Where You Can Get This Book: WorldCat.org | Amazon | Indiebound
Book Description: Vampires and vaqueros face off on the Texas-Mexico border in this supernatural western from the author of The Hacienda.
As the daughter of a rancher in 1840s Mexico, Nena knows a thing or two about monsters—her home has long been threatened by tensions with Anglo settlers from the north. But something more sinister lurks near the ranch at night, something that drains men of their blood and leaves them for dead. Something that once attacked Nena nine years ago.
Believing Nena dead, Néstor has been on the run from his grief ever since, moving from ranch to ranch working as a vaquero. But no amount of drink can dispel the night terrors of sharp teeth; no woman can erase his childhood sweetheart from his mind.
When the United States attacks Mexico in 1846, the two are brought abruptly together on the road to war: Nena as a curandera, a healer striving to prove her worth to her father so that he does not marry her off to a stranger, and Néstor as a member of the auxiliary cavalry of ranchers and vaqueros. But the shock of their reunion—and Nena’s rage at Néstor for seemingly abandoning her long ago—is quickly overshadowed by the appearance of a nightmare made flesh. And unless Nena and Néstor work through their past and face the future together, neither will survive to see the dawn.
Review: Thank you to NetGalley for providing me with an eARC of this novel!
Given how much I loved “The Hacienda”, I was totally waiting on pins and needles to see what Isabel Cañas was going to do for a follow up to her Gothic ghost story debut. It’s probably no shocker that I was elated when I saw that her next book was going to be about vampires. She approached the haunted house story with such a unique and cool hook, I just knew that she would do the same with vampires.
Much like “The Hacienda”, the time and place of “Vampire of El Norte” makes for the perfect setting for this horror novel. Taking place in the 1840s during the Mexican-American War, where the U.S. started to invade Mexico in hopes of taking more land for itself. Our protagonists Nena and Néstor find themselves swept up in it, as Nena is the daughter of a powerful ranch owner and Néstor is a vaquero who has returned to the ranch after a long absence when Mexicans start to band together to fight against the Anglos.

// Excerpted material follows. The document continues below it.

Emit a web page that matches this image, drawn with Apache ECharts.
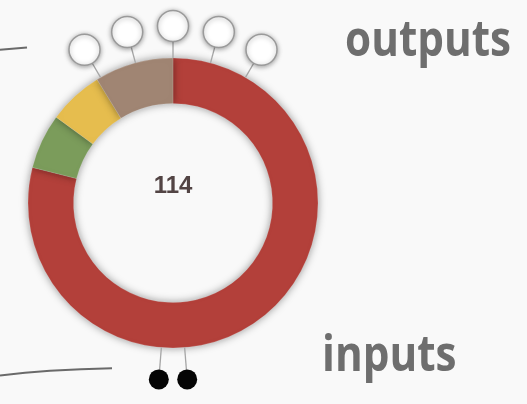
<!DOCTYPE html>
<html>
<head>
<meta charset="utf-8">
<script src="https://cdn.jsdelivr.net/npm/echarts@6/dist/echarts.min.js"></script>
<style>
html,body{margin:0;padding:0;background:#f9f9f9;}
#chart{width:527px;height:404px;}
</style>
</head>
<body>
<div id="chart"></div>
<script>
// ---- data ----
const segmentNames = ['Segment A', 'Segment B', 'Segment C', 'Segment D'];
const segmentValues = [90, 7, 7, 10];
const segmentColors = ['#b3403a', '#7b9c5b', '#e6bd4e', '#a08573'];
const outputAngles = [-30, -15, 0, 15, 30];   // degrees clockwise from top
const inputAngles = [175.4, 184.6];
const outputLabel = 'outputs';
const inputLabel = 'inputs';
const incomingEdge = [[0, 375.5], [50, 370.8], [112, 368.3]];
const outgoingEdge = [[0, 49.8], [27, 47.6]];

// ---- layout ----
const CX = 173, CY = 203, R_IN = 99.5, R_OUT = 145, R_NODE = 177;
const total = segmentValues.reduce((a, b) => a + b, 0);
const norm = a => (a + 360) % 360;

const chart = echarts.init(document.getElementById('chart'), null, {renderer: 'canvas'});

function connector(rStart, rEnd, color) {
  return function (params, api) {
    const a = api.value(0);
    const p1 = api.coord([rStart, a]);
    const p2 = api.coord([rEnd, a]);
    return {
      type: 'line',
      shape: {x1: p1[0], y1: p1[1], x2: p2[0], y2: p2[1]},
      style: {stroke: color, lineWidth: 1.3}
    };
  };
}

chart.setOption({
  backgroundColor: '#f9f9f9',
  animation: false,
  grid: {left: 0, right: 0, top: 0, bottom: 0, show: false},
  xAxis: {type: 'value', min: 0, max: 527, show: false},
  yAxis: {type: 'value', min: 0, max: 404, inverse: true, show: false},
  polar: {center: [CX, CY], radius: R_NODE},
  angleAxis: {type: 'value', min: 0, max: 360, startAngle: 90, clockwise: true, show: false},
  radiusAxis: {type: 'value', min: 0, max: R_NODE, show: false},
  graphic: [
    {type: 'text', x: CX, y: 186, z: 100,
     style: {text: String(total), font: 'bold 24px Arial, "Liberation Sans", sans-serif',
             fill: '#524444', textAlign: 'center', textVerticalAlign: 'middle'}},
    {type: 'text', x: 345, y: 17, scaleX: 0.845, z: 100,
     style: {text: outputLabel, font: 'bold 50px "Open Sans", sans-serif', fill: '#6e6e6e',
             textAlign: 'left', textVerticalAlign: 'top'}},
    {type: 'text', x: 322, y: 332, scaleX: 0.845, z: 100,
     style: {text: inputLabel, font: 'bold 50px "Open Sans", sans-serif', fill: '#6e6e6e',
             textAlign: 'left', textVerticalAlign: 'top'}}
  ],
  series: [
    {
      type: 'pie', center: [CX, CY], radius: [R_IN, R_OUT],
      startAngle: 90, clockwise: true, silent: true,
      label: {show: false}, labelLine: {show: false},
      itemStyle: {shadowBlur: 9, shadowColor: 'rgba(0,0,0,0.4)', borderColor: 'rgba(255,255,255,0.25)', borderWidth: 0.6},
      data: segmentNames.map((n, i) => ({name: n, value: segmentValues[i], itemStyle: {color: segmentColors[i]}})),
      z: 2
    },
    {
      type: 'custom', coordinateSystem: 'polar', silent: true, z: 3,
      renderItem: connector(R_OUT, R_NODE - 15, '#a5a5a5'),
      data: outputAngles.map(a => [norm(a)])
    },
    {
      type: 'custom', coordinateSystem: 'polar', silent: true, z: 3,
      renderItem: connector(R_OUT, R_NODE - 9, '#a5a5a5'),
      data: inputAngles.map(a => [norm(a)])
    },
    {
      type: 'scatter', coordinateSystem: 'polar', silent: true, z: 4,
      symbol: 'circle', symbolSize: 31,
      itemStyle: {color: '#ffffff', borderColor: '#9a9a9a', borderWidth: 1.5,
                  shadowBlur: 5, shadowColor: 'rgba(0,0,0,0.35)', shadowOffsetY: 1, opacity: 1},
      data: outputAngles.map(a => [R_NODE, norm(a)])
    },
    {
      type: 'scatter', coordinateSystem: 'polar', silent: true, z: 4,
      symbol: 'circle', symbolSize: 20,
      itemStyle: {color: '#050505', opacity: 1},
      data: inputAngles.map(a => [R_NODE, norm(a)])
    },
    {
      type: 'line', xAxisIndex: 0, yAxisIndex: 0, silent: true, smooth: true,
      symbol: 'none', lineStyle: {color: '#6a6a6a', width: 2},
      data: incomingEdge
    },
    {
      type: 'line', xAxisIndex: 0, yAxisIndex: 0, silent: true,
      symbol: 'none', lineStyle: {color: '#6a6a6a', width: 2},
      data: outgoingEdge
    }
  ]
});
</script>
</body>
</html>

The societal structure of Nena and Néstor’s world is laid out plainly and shows conflict, as these childhood friends are on different footing, but both have reasons to feel confined and oppressed in their own ways. For Nena it is her fear that her father will marry her off like property as a daugther, and for Néstor it is his lower class standing, which makes their lingering attraction from childhood all the more forbidden. But even more so is the fact that white settlers from the U.S. and the United States Government are encroaching in an act of violent colonialism, and for Nena and Néstor their very survival could be at risk, with him on the front lines, her acting as a healing curandera to the soldiers and fighters, and both of them being Mexican citizens who could face violence at the hands of invaders. The horrors of colonialism have a significant part to play in this book, as does classism and misogyny and the traumas that come with both. I really liked Nena and Néstor as they start to reconnect, and how their admiration and attraction is approached in a way that feels realistic while still being wholly satisfying. I also loved them on their own, as Nena is ambitious and capable, while Néstor is sweet and loyal, and their chemistry is simmering off the pages.
And then there are the vampires. It’s the perfect allegor, using vampires against the backdrop of Imperialistic wars as outsiders want to leech off of the people who live on the land that they desire to approrpiate. And I liked the vampire mythos in this book, as they are very animalistic and very brutal, with some interesting systems at play in how vampires function and live within the storyline and world. I really enjoyed the dread that builds as various characters find themselves stalked and hunted by the vampires, sometimes in lonely and vast areas in nature where there is little hope of help and already high stakes due to the war that is raging around them. There were lots of moments that really tapped into the suspense, and I think that if there was one aspect of this book that I needed more from it would probably be that I needed more vampire action.
Once again, Isabel Cañas nails a historical horror story, and brings with it not only supernatural threats and villains, but villains that were very real. “Vampires of Il Norte” needs to be on horror fans book piles!
Rating 8: A suspenseful and engaging horror story about vampires and colonialism, “Vampire of El Norte” is another well done historical horror novel by Isabel Cañas.
Reader’s Advisory:
“Vampires of El Norte” is included on the Goodreads lists “Mexican Gothic”, and “Historical Fiction Set in Latin America”.